Objective = Restate each line of the listing exactly, without carrying over any pictures.

Available data =

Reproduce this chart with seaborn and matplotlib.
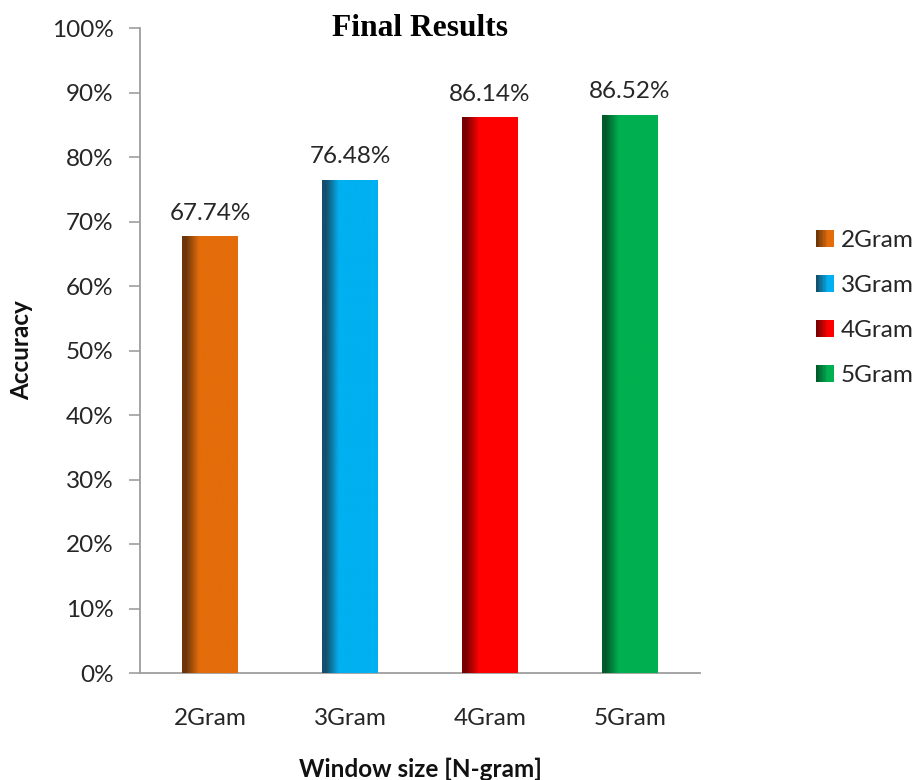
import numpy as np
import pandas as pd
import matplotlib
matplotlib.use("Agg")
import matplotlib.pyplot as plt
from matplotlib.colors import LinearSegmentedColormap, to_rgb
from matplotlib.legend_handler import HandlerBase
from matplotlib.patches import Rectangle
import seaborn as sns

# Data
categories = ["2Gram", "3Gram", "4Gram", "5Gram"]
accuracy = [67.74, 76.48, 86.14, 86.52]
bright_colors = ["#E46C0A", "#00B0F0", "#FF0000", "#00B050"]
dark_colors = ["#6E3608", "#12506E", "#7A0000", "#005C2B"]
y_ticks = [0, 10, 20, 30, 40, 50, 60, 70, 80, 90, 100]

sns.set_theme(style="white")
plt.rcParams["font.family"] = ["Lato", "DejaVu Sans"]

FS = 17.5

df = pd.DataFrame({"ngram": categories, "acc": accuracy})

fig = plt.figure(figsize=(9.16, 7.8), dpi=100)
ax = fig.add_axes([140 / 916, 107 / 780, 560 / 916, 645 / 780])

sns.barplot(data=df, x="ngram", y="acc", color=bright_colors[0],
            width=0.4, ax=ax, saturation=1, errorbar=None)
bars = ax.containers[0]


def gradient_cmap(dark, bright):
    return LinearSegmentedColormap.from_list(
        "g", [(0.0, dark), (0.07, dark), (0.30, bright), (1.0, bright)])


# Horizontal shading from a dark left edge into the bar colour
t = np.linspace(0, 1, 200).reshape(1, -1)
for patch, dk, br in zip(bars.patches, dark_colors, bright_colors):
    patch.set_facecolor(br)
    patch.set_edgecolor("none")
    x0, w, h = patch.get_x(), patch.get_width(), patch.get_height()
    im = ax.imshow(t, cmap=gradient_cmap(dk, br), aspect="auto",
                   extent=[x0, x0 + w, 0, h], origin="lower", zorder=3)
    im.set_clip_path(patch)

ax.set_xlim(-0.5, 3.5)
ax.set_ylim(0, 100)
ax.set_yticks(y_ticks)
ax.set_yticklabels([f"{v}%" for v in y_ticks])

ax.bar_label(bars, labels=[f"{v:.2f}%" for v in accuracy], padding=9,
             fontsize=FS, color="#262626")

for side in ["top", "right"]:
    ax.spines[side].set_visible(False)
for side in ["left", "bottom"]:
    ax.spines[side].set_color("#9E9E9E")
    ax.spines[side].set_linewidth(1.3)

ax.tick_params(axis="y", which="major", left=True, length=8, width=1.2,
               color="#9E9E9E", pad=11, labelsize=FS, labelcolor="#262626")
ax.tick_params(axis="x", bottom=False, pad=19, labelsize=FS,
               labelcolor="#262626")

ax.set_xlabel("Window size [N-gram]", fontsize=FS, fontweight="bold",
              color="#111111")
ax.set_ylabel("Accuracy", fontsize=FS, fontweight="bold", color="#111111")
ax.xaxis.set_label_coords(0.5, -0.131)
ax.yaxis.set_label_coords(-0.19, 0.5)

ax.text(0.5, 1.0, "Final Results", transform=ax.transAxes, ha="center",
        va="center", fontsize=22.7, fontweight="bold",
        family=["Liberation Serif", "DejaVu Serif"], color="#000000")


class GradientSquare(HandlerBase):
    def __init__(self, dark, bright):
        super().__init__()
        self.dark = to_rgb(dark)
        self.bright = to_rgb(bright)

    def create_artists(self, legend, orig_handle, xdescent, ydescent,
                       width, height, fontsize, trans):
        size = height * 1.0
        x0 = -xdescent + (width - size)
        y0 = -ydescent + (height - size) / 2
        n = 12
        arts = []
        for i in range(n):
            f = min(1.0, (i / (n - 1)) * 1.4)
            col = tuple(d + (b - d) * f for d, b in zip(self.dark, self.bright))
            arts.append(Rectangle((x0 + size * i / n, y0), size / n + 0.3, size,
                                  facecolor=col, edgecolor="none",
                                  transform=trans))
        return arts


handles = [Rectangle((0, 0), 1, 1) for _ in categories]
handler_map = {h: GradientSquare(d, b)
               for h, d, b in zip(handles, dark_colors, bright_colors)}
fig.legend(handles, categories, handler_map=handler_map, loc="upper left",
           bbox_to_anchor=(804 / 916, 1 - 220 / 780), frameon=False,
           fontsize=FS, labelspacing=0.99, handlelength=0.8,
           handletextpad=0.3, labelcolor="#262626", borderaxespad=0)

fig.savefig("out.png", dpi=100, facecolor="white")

Response to the exercise =
Reproduce this chart with seaborn and matplotlib.
import numpy as np
import pandas as pd
import matplotlib
matplotlib.use("Agg")
import matplotlib.pyplot as plt
from matplotlib.colors import LinearSegmentedColormap, to_rgb
from matplotlib.legend_handler import HandlerBase
from matplotlib.patches import Rectangle
import seaborn as sns

# Data
categories = ["2Gram", "3Gram", "4Gram", "5Gram"]
accuracy = [67.74, 76.48, 86.14, 86.52]
bright_colors = ["#E46C0A", "#00B0F0", "#FF0000", "#00B050"]
dark_colors = ["#6E3608", "#12506E", "#7A0000", "#005C2B"]
y_ticks = [0, 10, 20, 30, 40, 50, 60, 70, 80, 90, 100]

sns.set_theme(style="white")
plt.rcParams["font.family"] = ["Lato", "DejaVu Sans"]

FS = 17.5

df = pd.DataFrame({"ngram": categories, "acc": accuracy})

fig = plt.figure(figsize=(9.16, 7.8), dpi=100)
ax = fig.add_axes([140 / 916, 107 / 780, 560 / 916, 645 / 780])

sns.barplot(data=df, x="ngram", y="acc", color=bright_colors[0],
            width=0.4, ax=ax, saturation=1, errorbar=None)
bars = ax.containers[0]


def gradient_cmap(dark, bright):
    return LinearSegmentedColormap.from_list(
        "g", [(0.0, dark), (0.07, dark), (0.30, bright), (1.0, bright)])


# Horizontal shading from a dark left edge into the bar colour
t = np.linspace(0, 1, 200).reshape(1, -1)
for patch, dk, br in zip(bars.patches, dark_colors, bright_colors):
    patch.set_facecolor(br)
    patch.set_edgecolor("none")
    x0, w, h = patch.get_x(), patch.get_width(), patch.get_height()
    im = ax.imshow(t, cmap=gradient_cmap(dk, br), aspect="auto",
                   extent=[x0, x0 + w, 0, h], origin="lower", zorder=3)
    im.set_clip_path(patch)

ax.set_xlim(-0.5, 3.5)
ax.set_ylim(0, 100)
ax.set_yticks(y_ticks)
ax.set_yticklabels([f"{v}%" for v in y_ticks])

ax.bar_label(bars, labels=[f"{v:.2f}%" for v in accuracy], padding=9,
             fontsize=FS, color="#262626")

for side in ["top", "right"]:
    ax.spines[side].set_visible(False)
for side in ["left", "bottom"]:
    ax.spines[side].set_color("#9E9E9E")
    ax.spines[side].set_linewidth(1.3)

ax.tick_params(axis="y", which="major", left=True, length=8, width=1.2,
               color="#9E9E9E", pad=11, labelsize=FS, labelcolor="#262626")
ax.tick_params(axis="x", bottom=False, pad=19, labelsize=FS,
               labelcolor="#262626")

ax.set_xlabel("Window size [N-gram]", fontsize=FS, fontweight="bold",
              color="#111111")
ax.set_ylabel("Accuracy", fontsize=FS, fontweight="bold", color="#111111")
ax.xaxis.set_label_coords(0.5, -0.131)
ax.yaxis.set_label_coords(-0.19, 0.5)

ax.text(0.5, 1.0, "Final Results", transform=ax.transAxes, ha="center",
        va="center", fontsize=22.7, fontweight="bold",
        family=["Liberation Serif", "DejaVu Serif"], color="#000000")


class GradientSquare(HandlerBase):
    def __init__(self, dark, bright):
        super().__init__()
        self.dark = to_rgb(dark)
        self.bright = to_rgb(bright)

    def create_artists(self, legend, orig_handle, xdescent, ydescent,
                       width, height, fontsize, trans):
        size = height * 1.0
        x0 = -xdescent + (width - size)
        y0 = -ydescent + (height - size) / 2
        n = 12
        arts = []
        for i in range(n):
            f = min(1.0, (i / (n - 1)) * 1.4)
            col = tuple(d + (b - d) * f for d, b in zip(self.dark, self.bright))
            arts.append(Rectangle((x0 + size * i / n, y0), size / n + 0.3, size,
                                  facecolor=col, edgecolor="none",
                                  transform=trans))
        return arts


handles = [Rectangle((0, 0), 1, 1) for _ in categories]
handler_map = {h: GradientSquare(d, b)
               for h, d, b in zip(handles, dark_colors, bright_colors)}
fig.legend(handles, categories, handler_map=handler_map, loc="upper left",
           bbox_to_anchor=(804 / 916, 1 - 220 / 780), frameon=False,
           fontsize=FS, labelspacing=0.99, handlelength=0.8,
           handletextpad=0.3, labelcolor="#262626", borderaxespad=0)

fig.savefig("out.png", dpi=100, facecolor="white")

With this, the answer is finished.